ST. PAUL (CN) – A Minnesota appeals court struck down provisions of a state law allowing people to have guns on church property. The court upheld an injunction against enforcing the Minnesota Citizens’ Personal Protection Act of 2005 within churches.
Before churches can oust a gun-toting worshipper, the law requires them to post signs at every entrance “that conform to specific requirements” or personally inform each person that guns are prohibited.
The law also bars churches from banning guns in their parking lots or from prohibiting their members from having guns on church property.
The Edina Community Lutheran Church and the Unity Church of St. Paul challenged the statute, claiming it violated the Religious Land Use and Institutionalized Persons Act.
The state shot back with the argument that exempting churches from provisions of a law that apply to all other private establishments violates the separation of church and state.
The court found for the churches, ruling that the state’s interest in public safety does not outweigh the churches’ right to freely exercise their religious beliefs.”
The state presented no evidence “that denying an exemption to religious institutions would result in the victimization of citizens at church functions, in church parking lots, or in church building areas used by tenants,” Judge Minge wrote.

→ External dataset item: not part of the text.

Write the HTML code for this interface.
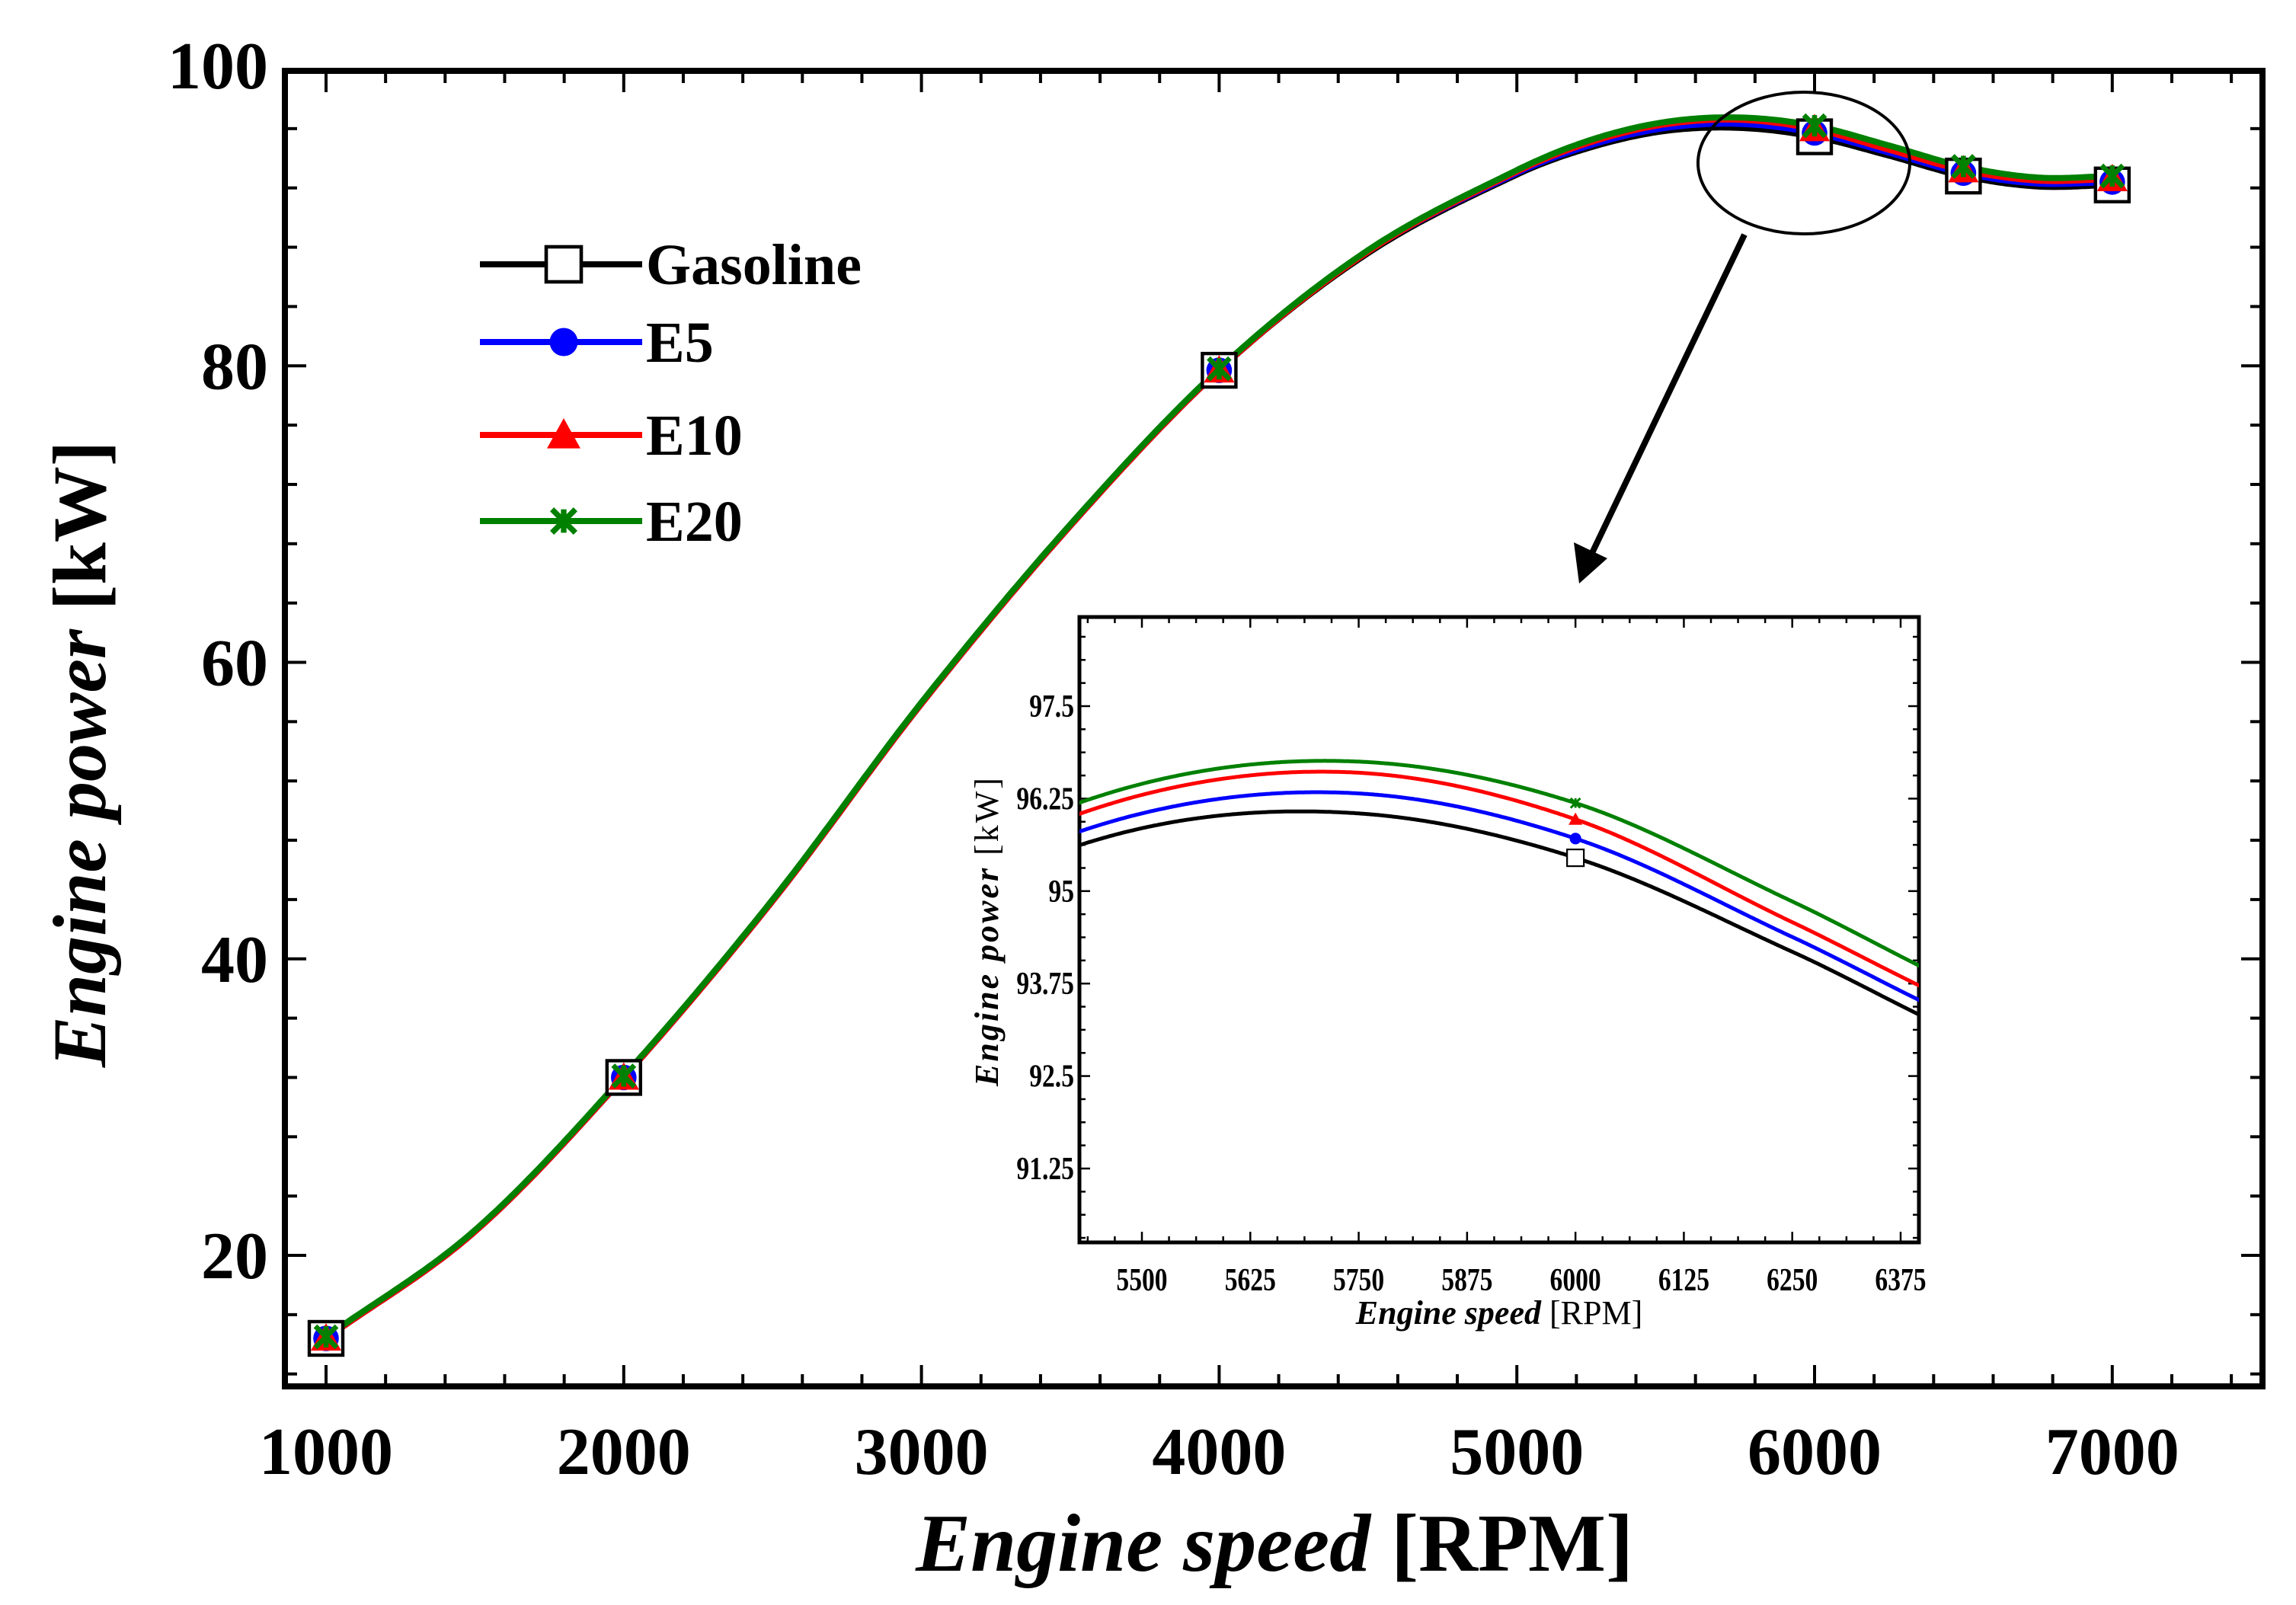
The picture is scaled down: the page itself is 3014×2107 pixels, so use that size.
<!DOCTYPE html>
<html><head><meta charset="utf-8"><style>
html,body{margin:0;padding:0;background:#fff;}
svg{display:block;}
text{font-family:"Liberation Serif",serif;}
</style></head><body>
<svg id="chart" width="3014" height="2107" viewBox="0 0 3014 2107" xmlns="http://www.w3.org/2000/svg">
<rect x="0" y="0" width="3014" height="2107" fill="#fff"/>
<defs>
<clipPath id="mainClip"><rect x="374" y="93" width="2596" height="1727"/></clipPath>
<clipPath id="insetClip"><rect x="1417" y="810" width="1102" height="821"/></clipPath>
</defs>
<g id="main"></g>
<g id="inset"></g>
<g id="legend"></g>
<ellipse cx="2368" cy="214" rx="139" ry="93" fill="none" stroke="#000" stroke-width="4"/>
<line x1="2290" y1="308" x2="2088" y2="730" stroke="#000" stroke-width="8"/>
<polygon points="2073,766 2066,712 2110,733" fill="#000"/>
</svg>
<script>
const xKnots = [1000,1500,2000,2500,3000,3500,4000,4500,5000,5250,5500,5750,6000,6250,6500,6750,7000];
const gasolineVals = [14.4,21.6,32.0,43.9,57.2,69.2,79.7,87.6,92.9,94.75,95.85,96.05,95.45,94.18,92.8,92.1,92.2];
const e5Vals       = [14.4,21.6,32.0,43.9,57.2,69.2,79.7,87.7,93.0,94.9,96.05,96.32,95.71,94.38,93.0,92.3,92.4];
const e10Vals      = [14.4,21.6,32.0,43.9,57.2,69.2,79.7,87.7,93.1,95.1,96.3,96.6,95.97,94.58,93.2,92.5,92.6];
const e20Vals      = [14.5,21.7,32.1,44.0,57.3,69.3,79.8,87.8,93.2,95.25,96.45,96.75,96.19,94.86,93.45,92.7,92.8];
const markerX = [1000,2000,4000,6000,6500,7000];
const seriesNames = ["Gasoline","E5","E10","E20"];
const seriesColors = ["#000000","#0000ff","#ff0000","#008000"];
const mainXTicks = [1000,2000,3000,4000,5000,6000,7000];
const mainYTicks = [20,40,60,80,100];
const insetXTicks = [5500,5625,5750,5875,6000,6125,6250,6375];
const insetYTicks = [91.25,92.5,93.75,95,96.25,97.5];
const insetYLabels = ["91.25","92.5","93.75","95","96.25","97.5"];

const NS="http://www.w3.org/2000/svg";
const allVals=[gasolineVals,e5Vals,e10Vals,e20Vals];
function mk(tag,attrs,parent){const e=document.createElementNS(NS,tag);for(const k in attrs)e.setAttribute(k,attrs[k]);parent.appendChild(e);return e;}
function interp(vals,x){
  let i=0;while(i<xKnots.length-2&&x>xKnots[i+1])i++;
  const x0=xKnots[i],x1=xKnots[i+1],t=(x-x0)/(x1-x0);
  const p0=vals[Math.max(i-1,0)],p1=vals[i],p2=vals[i+1],p3=vals[Math.min(i+2,vals.length-1)];
  const xa=xKnots[Math.max(i-1,0)],xb=xKnots[Math.min(i+2,xKnots.length-1)];
  const m1=(p2-p0)/(x1-xa)*(x1-x0),m2=(p3-p1)/(xb-x0)*(x1-x0);
  const t2=t*t,t3=t2*t;
  return (2*t3-3*t2+1)*p1+(t3-2*t2+t)*m1+(-2*t3+3*t2)*p2+(t3-t2)*m2;
}
function curvePath(vals,sx,sy,x0,x1){
  let d="";const n=600;
  for(let k=0;k<=n;k++){const x=x0+(x1-x0)*k/n;d+=(k?"L":"M")+sx(x).toFixed(1)+","+sy(interp(vals,x)).toFixed(1);}
  return d;
}
function drawMarker(g,type,cx,cy,s,color){
  let e;
  if(type===0){e=mk("rect",{x:cx-s/2,y:cy-s/2,width:s,height:s,fill:"#fff",stroke:"#000","stroke-width":s/10},g);}
  else if(type===1){e=mk("circle",{cx:cx,cy:cy,r:s*0.42,fill:color},g);}
  else if(type===2){e=mk("polygon",{points:`${cx},${cy-s*0.5} ${cx-s*0.5},${cy+s*0.4} ${cx+s*0.5},${cy+s*0.4}`,fill:color},g);}
  else {e=mk("path",{d:`M${cx-s*0.35},${cy-s*0.35}L${cx+s*0.35},${cy+s*0.35}M${cx+s*0.35},${cy-s*0.35}L${cx-s*0.35},${cy+s*0.35}M${cx},${cy-s*0.35}V${cy+s*0.35}`,stroke:color,"stroke-width":s/6,fill:"none"},g);}
  return e;
}

// ---- main plot ----
const L=374,T=93,R=2970,B=1820;
const mx=v=>428+(v-1000)*0.3908;
const my=v=>1648-(v-20)*19.4625;
const main=document.getElementById("main");
const mf=mk("rect",{x:L,y:T,width:R-L,height:B-T,fill:"none",stroke:"#000","stroke-width":8},main);


for(let v=1000;v<=7400;v+=200){const major=v%1000===0;const len=major?28:16;
  mk("line",{x1:mx(v),y1:B,x2:mx(v),y2:B-len,stroke:"#000","stroke-width":4},main);
  mk("line",{x1:mx(v),y1:T,x2:mx(v),y2:T+len,stroke:"#000","stroke-width":4},main);}
for(let v=12;v<=100;v+=4){const major=v%20===0;const len=major?28:16;
  mk("line",{x1:L,y1:my(v),x2:L+len,y2:my(v),stroke:"#000","stroke-width":4},main);
  mk("line",{x1:R,y1:my(v),x2:R-len,y2:my(v),stroke:"#000","stroke-width":4},main);}
mainXTicks.forEach(v=>{const t=mk("text",{x:mx(v),y:1935,"text-anchor":"middle","font-size":88,"font-weight":"bold"},main);t.textContent=v;
  
  });
mainYTicks.forEach(v=>{const t=mk("text",{x:352,y:(v===100?86:my(v))+30,"text-anchor":"end","font-size":88,"font-weight":"bold"},main);t.textContent=v;
  
  });
const xt=mk("text",{x:1673,y:2062,"text-anchor":"middle","font-size":108,"font-weight":"bold"},main);
xt.innerHTML='<tspan font-style="italic">Engine speed</tspan> [RPM]';


const yt=mk("text",{x:0,y:0,"text-anchor":"middle","font-size":100,"font-weight":"bold",transform:"translate(138,990) rotate(-90)"},main);
yt.innerHTML='<tspan font-style="italic">Engine power</tspan> [kW]';


const mg=mk("g",{"clip-path":"url(#mainClip)"},main);
allVals.forEach((vals,i)=>{
  const p=mk("path",{d:curvePath(vals,mx,my,1000,7000),fill:"none",stroke:seriesColors[i],"stroke-width":8,"stroke-linejoin":"round"},mg);
  
  
});
allVals.forEach((vals,i)=>{
  markerX.forEach(x=>{const m=drawMarker(mg,i,mx(x),my(interp(vals,x)),i===0?44:40,seriesColors[i]);
    
    });
});

// ---- legend ----
const lg=document.getElementById("legend");
const legY=[347,449,571,684];
seriesNames.forEach((n,i)=>{
  const l=mk("line",{x1:630,y1:legY[i],x2:843,y2:legY[i],stroke:seriesColors[i],"stroke-width":8},lg);
  
  
  const m=drawMarker(lg,i,740,legY[i],i===0?46:44,seriesColors[i]);
  
  
  const t=mk("text",{x:848,y:legY[i]+26,"font-size":76,"font-weight":"bold"},lg);t.textContent=n;
  
  
});

// ---- inset ----
const iL=1417,iT=810,iR=2519,iB=1631;
const ix=v=>1499+(v-5500)*(996/875);
const iy=v=>927+(97.5-v)*(121.4/1.25);
const ins=document.getElementById("inset");
const bg=mk("rect",{x:iL,y:iT,width:iR-iL,height:iB-iT,fill:"#fff",stroke:"#000","stroke-width":5},ins);


for(let v=5437.5;v<=6400;v+=31.25){const major=Math.abs((v-5500)%125)<0.01;const len=major?14:8;
  mk("line",{x1:ix(v),y1:iB,x2:ix(v),y2:iB-len,stroke:"#000","stroke-width":2.5},ins);
  mk("line",{x1:ix(v),y1:iT,x2:ix(v),y2:iT+len,stroke:"#000","stroke-width":2.5},ins);}
for(let v=90.3125;v<=98.7;v+=0.3125){const major=Math.abs(((v-91.25)%1.25+1.25)%1.25)<0.01;const len=major?14:8;
  mk("line",{x1:iL,y1:iy(v),x2:iL+len,y2:iy(v),stroke:"#000","stroke-width":2.5},ins);
  mk("line",{x1:iR,y1:iy(v),x2:iR-len,y2:iy(v),stroke:"#000","stroke-width":2.5},ins);}
insetXTicks.forEach(v=>{const t=mk("text",{x:ix(v),y:1694,"text-anchor":"middle","font-size":42,"font-weight":"bold",transform:`translate(${ix(v)},0) scale(0.8,1) translate(${-ix(v)},0)`},ins);t.textContent=v;
  
  });
insetYTicks.forEach((v,k)=>{const t=mk("text",{x:1410,y:iy(v)+14,"text-anchor":"end","font-size":42,"font-weight":"bold",transform:`translate(1410,0) scale(0.8,1) translate(-1410,0)`},ins);t.textContent=insetYLabels[k];
  
  });
const ixt=mk("text",{x:1968,y:1738,"text-anchor":"middle","font-size":44},ins);
ixt.innerHTML='<tspan font-style="italic" font-weight="bold">Engine speed</tspan> [RPM]';


const iyt=mk("text",{x:0,y:0,"text-anchor":"middle","font-size":44,"letter-spacing":"3",transform:"translate(1310,1222) rotate(-90)"},ins);
iyt.innerHTML='<tspan font-style="italic" font-weight="bold">Engine power</tspan> [kW]';


const ig=mk("g",{"clip-path":"url(#insetClip)"},ins);
allVals.forEach((vals,i)=>{
  const p=mk("path",{d:curvePath(vals,ix,iy,5420,6420),fill:"none",stroke:seriesColors[i],"stroke-width":5},ig);
  
  
  const m=drawMarker(ig,i,ix(6000),iy(interp(vals,6000)),i===0?22:18,seriesColors[i]);
  
  
});
</script>
</body></html>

“Some might argue that because conflicts over religious differences have occasionally led to volatility and violence, guns should be banned on church property. Others might argue that churchgoers are less likely to be targeted by those who disagree with their views if there is at least the possibility that congregants are armed.
“We need not decide which view is more persuasive, because the record before us simply does not include any evidence that permitting these respondents to ban guns on church property is inconsistent with the articulated state interest in public safety.”